Already brokers are suggesting that £4m pre-tax is likely for the coming year, on the back of £63m of turnover. That profit level would be worth 5.75p in earnings and could push its dividend up to 1.3p per share.
There are 53,962,868 shares in issue, with the equity having a good professional feel: Sanford DeLand Asset Management hold 19.69%; Livingbridge have 14.57%; River & Mercantile hold 6.80%; Ruffer has 6.02%; Allianz Global hold 5.80%; Soros Fund Management hold 4.31%; and Unicorn Asset Management have 3.01%.
There are also a couple of large private holders – Adrian Williams with 6.78% and John Mullen with 3.85%. The latter may well be a Canadian lawyer and litigator whose business has a working relationship with Driver.
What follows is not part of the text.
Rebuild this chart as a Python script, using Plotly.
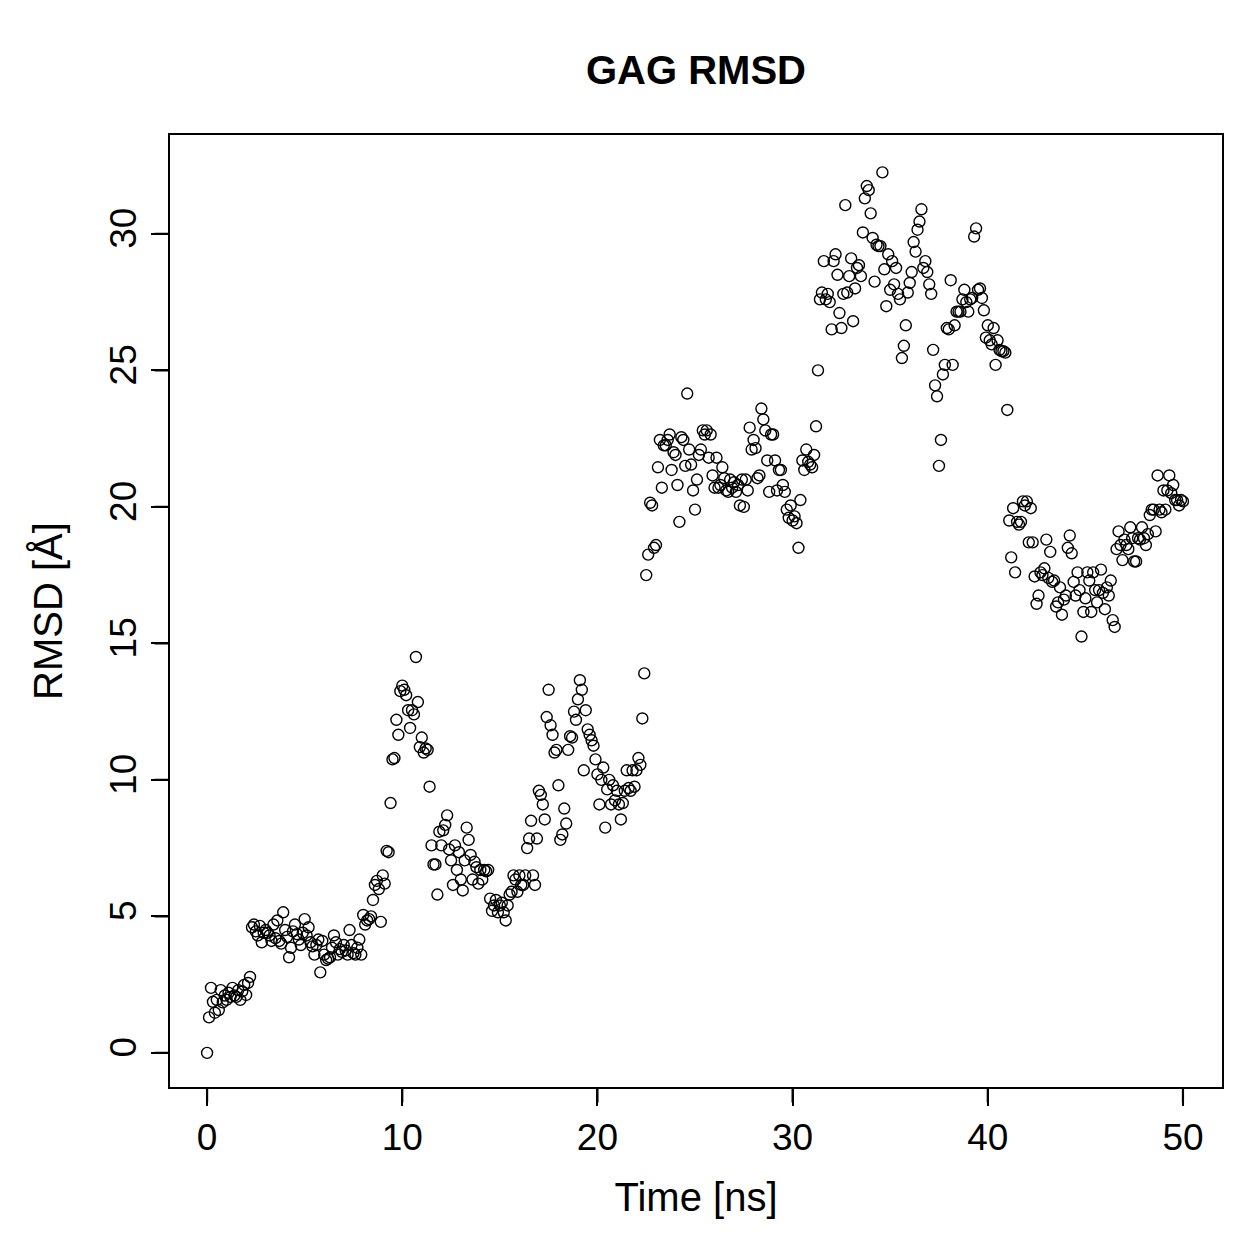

In total that means circa 71% of the equity is firm. One of those institutional holders, Allianz, actually used the market fall to increase its stake and I have to agree with that sentiment.
This is a very well organised group, with a global footprint. It is more than able to cope with any business conversion hassle in one geographic area by pushing hard in its other regions of operation.
The first-half results should be announced in about six weeks, when I would hope that a bullish report will help to get the shares bouncing back up from the current 59p to reach the 85p level at which they were trading last October/November.
To attain those peaks again may take some time but, trading at 11.8 times current year price earnings and just 10.2 times next years earnings, this would not be an expensive hold whilst the business bounces back.